Но только что он ушел, Елена тотчас же меня окликнула.
— Кто это? — спросила она. Голос ее дрожал, но смотрела она на меня всё тем же пристальным и как будто надменным взглядом. Иначе я не умею выразиться.
Я назвал ей фамилию Маслобоева и прибавил, что через него-то я и вырвал ее от Бубновой и что Бубнова его очень боится. Щеки ее вдруг загорелись как будто заревом, вероятно от воспоминаний.
— И она теперь никогда не придет сюда? — спросила Елена, пытливо смотря на меня.
Я поспешил ее обнадежить. Она замолчала, взяла было своими горячими пальчиками мою руку, но тотчас же отбросила ее, как будто опомнившись. «Не может быть, чтоб она в самом деле чувствовала ко мне такое отвращение, — подумал я. — Это ее манера, или… или просто бедняжка видела столько горя, что уж не доверяет никому на свете».

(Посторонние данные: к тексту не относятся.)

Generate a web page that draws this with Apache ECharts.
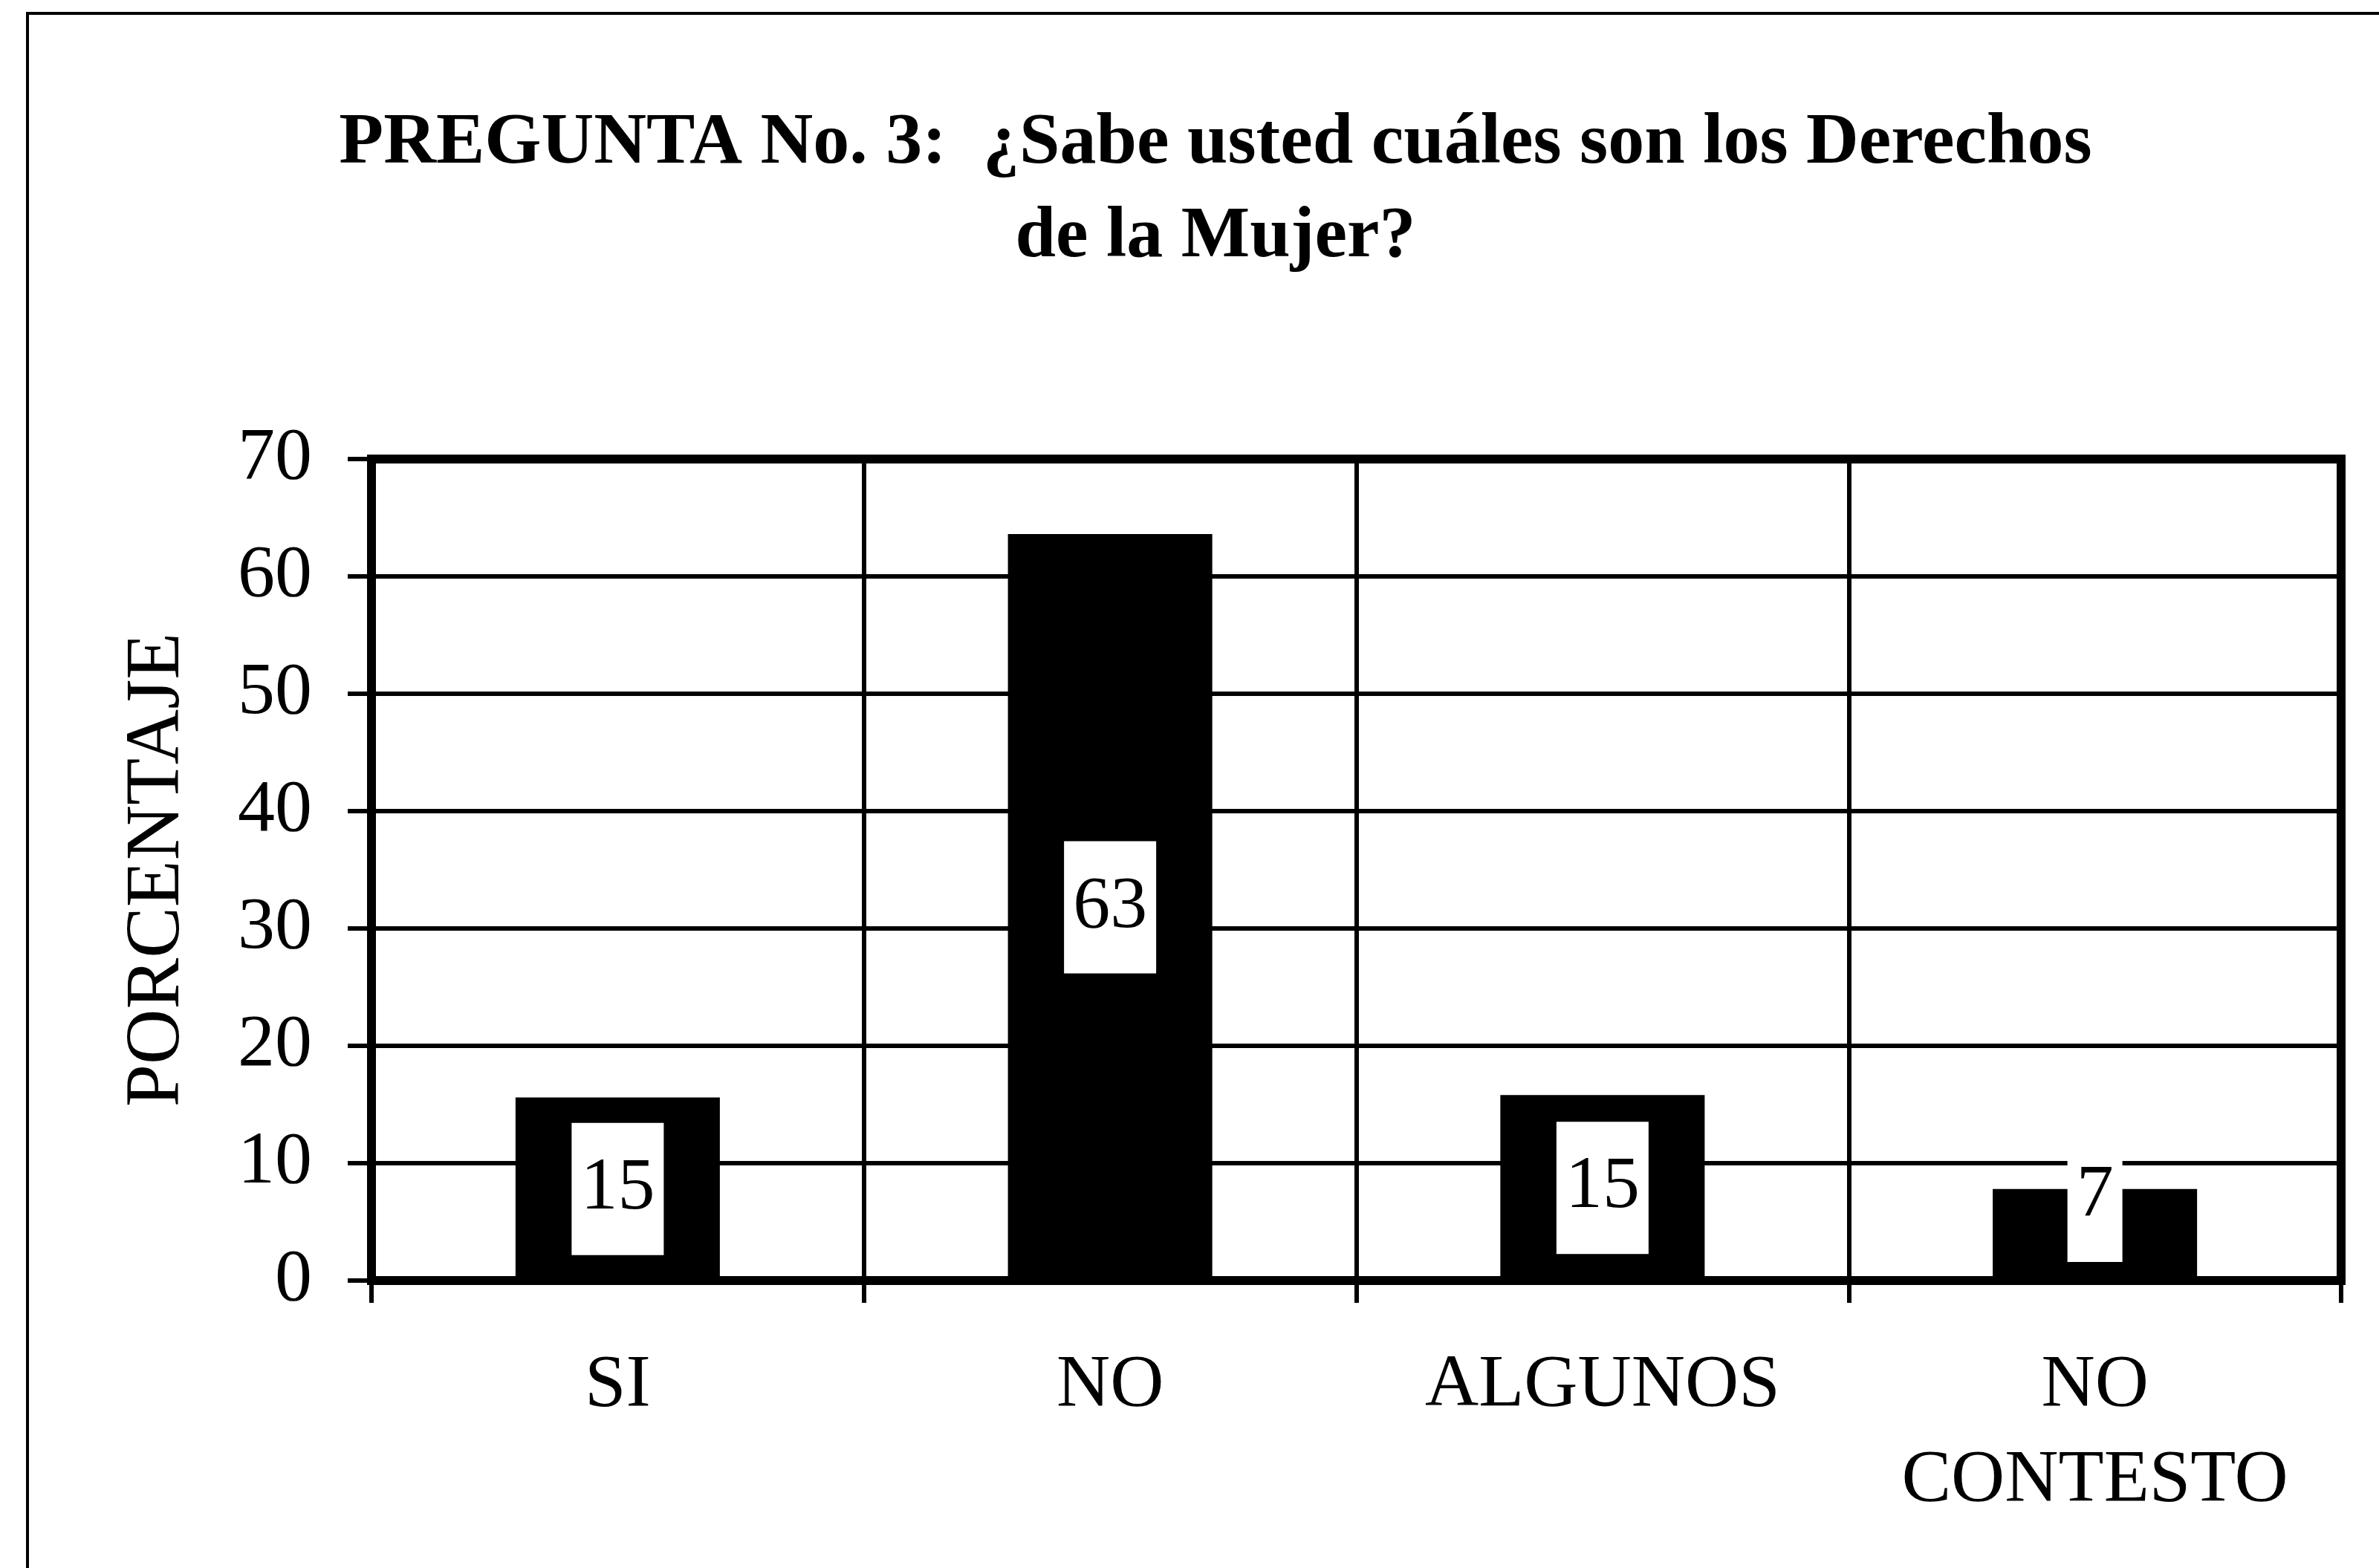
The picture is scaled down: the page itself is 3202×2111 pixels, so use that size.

В назначенное время я сходил за лекарством и вместе с тем в знакомый трактир, в котором я иногда обедал и где мне верили в долг. В этот раз, выходя из дому, я захватил с собой судки и взял в трактире порцию супу из курицы для Елены. Но она не хотела есть, и суп до времени остался в печке.
Дав ей лекарство, я сел за свою работу. Я думал, что она спит, но, нечаянно взглянув на нее, вдруг увидел, что она приподняла голову и пристально следила, как я пишу. Я притворился, что не заметил ее.
Наконец она и в самом деле заснула и, к величайшему моему удовольствию, спокойно, без бреду и без стонов. На меня напало раздумье; Наташа не только могла, не зная, в чем дело, рассердиться на меня за то, что я не приходил к ней сегодня, но даже, думал я, наверно будет огорчена моим невниманием именно в такое время, когда, может быть, я ей наиболее нужен. У нее даже наверно могли случиться теперь какие-нибудь хлопоты, какое-нибудь дело препоручить мне, а меня, как нарочно, и нет.
Что же касается до Анны Андреевны, то я совершенно не знал, как завтра отговорюсь перед нею. Я думал-думал и вдруг решился сбегать и туда и сюда. Всё мое отсутствие могло продолжаться всего только два часа. Елена же спит и не услышит, как я схожу. Я вскочил, накинул пальто, взял фуражку, но только было хотел уйти, как вдруг Елена позвала меня. Я удивился: неужели ж она притворялась, что спит?